There are very few images of this aircraft available but it is clear that it uses the standard Cathay Dragon scheme and from photos you can just see that that includes featuring the brushwing design on the inside of the Sharklets. This has been missed in the design process and the insides are missing the logo. The unpainted leading edges of the Sharklets are also significantly wider than is shown on the model in real life.
SCORE – 8
PRINTING & QUALITY CONTROL
You must know by now that when purchasing HYJLwings or NG Models releases you can expect flawless printing of the highest technical detail. That is exactly what you get with this model.
As is standard with HYJLwings releases this model comes additionally with a collector’s card telling me that its number 39 of 120 made. Interestingly this card now does not show the signature of the former HYJLwings owner Jelly Huang suggesting that indeed HYJLwings is now a full sub-brand of NG itself.

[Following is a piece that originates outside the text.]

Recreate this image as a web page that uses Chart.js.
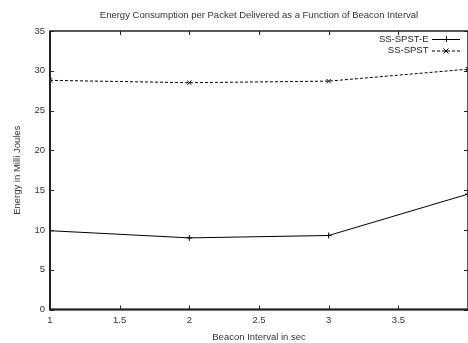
<!DOCTYPE html>
<html>
<head>
<meta charset="utf-8">
<script src="https://cdn.jsdelivr.net/npm/chart.js@4/dist/chart.umd.min.js"></script>
<style>
  html, body { margin: 0; padding: 0; overflow: hidden; background: #fff; }
  #wrap { width: 468px; height: 343px; overflow: hidden; }
</style>
</head>
<body>
<div id="wrap"><canvas id="myChart" width="473" height="343"></canvas></div>
<script>
const chartTitle = "Energy Consumption per Packet Delivered as a Function of Beacon Interval";
const xTitle = "Beacon Interval in sec";
const yTitle = "Energy in Milli Joules";

const beaconIntervals = [1, 2, 3, 4];
const ssSpstE = [9.9, 9.0, 9.3, 14.5];
const ssSpst = [28.8, 28.5, 28.7, 30.2];

const seriesNames = ["SS-SPST-E", "SS-SPST"];
const xTicks = [1, 1.5, 2, 2.5, 3, 3.5, 4];
const yTicks = [0, 5, 10, 15, 20, 25, 30, 35];

const FONT = "'Liberation Sans', Arial, sans-serif";
const FSIZE = 9.5;
const INK = "#222";

const toPoints = function (values) {
  return beaconIntervals.map((x, i) => ({ x: x, y: values[i] }));
};

// gnuplot style frame, inward ticks, title and legend
const gnuplotLook = {
  id: "gnuplotLook",
  afterDatasetsDraw(chart) {
    const ctx = chart.ctx;
    const a = chart.chartArea;
    const xs = chart.scales.x;
    const ys = chart.scales.y;
    ctx.save();

    ctx.strokeStyle = INK;
    ctx.lineWidth = 1;
    xTicks.forEach(v => {
      const px = Math.round(xs.getPixelForValue(v)) + 0.5;
      ctx.beginPath();
      ctx.moveTo(px, a.bottom); ctx.lineTo(px, a.bottom - 4);
      ctx.moveTo(px, a.top); ctx.lineTo(px, a.top + 4);
      ctx.stroke();
    });
    yTicks.forEach(v => {
      const py = Math.round(ys.getPixelForValue(v)) + 0.5;
      ctx.beginPath();
      ctx.moveTo(a.left, py); ctx.lineTo(a.left + 4, py);
      ctx.moveTo(a.right, py); ctx.lineTo(a.right - 4, py);
      ctx.stroke();
    });

    ctx.lineWidth = 1.5;
    ctx.strokeRect(a.left, a.top, a.right - a.left, a.bottom - a.top);
    ctx.lineWidth = 2;
    ctx.beginPath();
    ctx.moveTo(a.left, a.top); ctx.lineTo(a.left, a.bottom); ctx.lineTo(a.right, a.bottom);
    ctx.stroke();

    ctx.fillStyle = "#333";
    ctx.font = FSIZE + "px " + FONT;
    ctx.textAlign = "center";
    ctx.textBaseline = "middle";
    ctx.fillText(chartTitle, (a.left + a.right) / 2, 15);

    // legend
    const rows = [39, 50.5];
    chart.data.datasets.forEach((ds, i) => {
      const y = rows[i];
      ctx.fillStyle = "#222";
      ctx.textAlign = "right";
      ctx.fillText(ds.label, 428.5, y);
      ctx.strokeStyle = "#000";
      ctx.lineWidth = 1;
      ctx.setLineDash(ds.borderDash || []);
      ctx.beginPath();
      ctx.moveTo(432, y + 0.5); ctx.lineTo(460, y + 0.5);
      ctx.stroke();
      ctx.setLineDash([]);
      const m = 446;
      ctx.beginPath();
      if (ds.pointStyle === "cross") {
        ctx.moveTo(m - 3, y + 0.5); ctx.lineTo(m + 3, y + 0.5);
        ctx.moveTo(m + 0.5, y - 3); ctx.lineTo(m + 0.5, y + 3);
      } else {
        ctx.moveTo(m - 2.5, y - 2); ctx.lineTo(m + 2.5, y + 3);
        ctx.moveTo(m + 2.5, y - 2); ctx.lineTo(m - 2.5, y + 3);
      }
      ctx.stroke();
    });
    ctx.restore();
  }
};

const config = {
  type: "line",
  data: {
    datasets: [{
      label: seriesNames[0],
      data: toPoints(ssSpstE),
      borderColor: "#000",
      borderWidth: 1,
      pointStyle: "cross",
      pointRadius: 3,
      pointBorderColor: "#000",
      pointBorderWidth: 1,
      tension: 0
    }, {
      label: seriesNames[1],
      data: toPoints(ssSpst),
      borderColor: "#000",
      borderWidth: 1,
      borderDash: [3, 2],
      pointStyle: "crossRot",
      pointRadius: 3,
      pointBorderColor: "#000",
      pointBorderWidth: 1,
      tension: 0
    }]
  },
  options: {
    responsive: false,
    animation: false,
    layout: { padding: { top: 31, right: 0, left: 0, bottom: 0 } },
    plugins: {
      legend: { display: false },
      title: { display: false },
      tooltip: { enabled: false }
    },
    scales: {
      x: {
        type: "linear",
        min: 1,
        max: 4,
        afterBuildTicks: s => { s.ticks = xTicks.map(v => ({ value: v })); },
        afterFit: s => { s.height = 33.5; },
        grid: { display: false, drawTicks: false },
        border: { display: false },
        ticks: {
          color: "#333",
          font: { family: FONT, size: FSIZE },
          padding: 5,
          maxRotation: 0,
          callback: v => (v === 4 ? "" : v)
        },
        title: {
          display: true,
          text: xTitle,
          color: "#333",
          font: { family: FONT, size: FSIZE },
          padding: { top: 3, bottom: 0 }
        }
      },
      y: {
        min: 0,
        max: 35,
        afterBuildTicks: s => { s.ticks = yTicks.map(v => ({ value: v })); },
        afterFit: s => { s.width = 50; },
        grid: { display: false, drawTicks: false },
        border: { display: false },
        ticks: {
          color: "#333",
          font: { family: FONT, size: FSIZE },
          padding: 5
        },
        title: {
          display: true,
          text: yTitle,
          color: "#333",
          font: { family: FONT, size: FSIZE },
          padding: { top: 12, bottom: 4 }
        }
      }
    }
  },
  plugins: [gnuplotLook]
};

const myChart = new Chart(document.getElementById("myChart"), config);
</script>
</body>
</html>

Build quality is topnotch and demonstrates none of the loose parts that have been causing some mild hysteria in silly people on Youtube and Facebook. They in my opinion have unrealistic expectations about what is achievable with every single model and don’t seem to collect enough models to really form an opinion that ought to be listened to!
SCORE – 10
I guess technically at present this is still a fantasy model, although surely Cathay Dragon will eventually take delivery of the aircraft. The model itself is up to the usual high standards of the factory from which it originates but even NG are not infallible and the occasional error is sure to slip in from time to time. Even with that it scores a full mark that is superior to many of its competitors.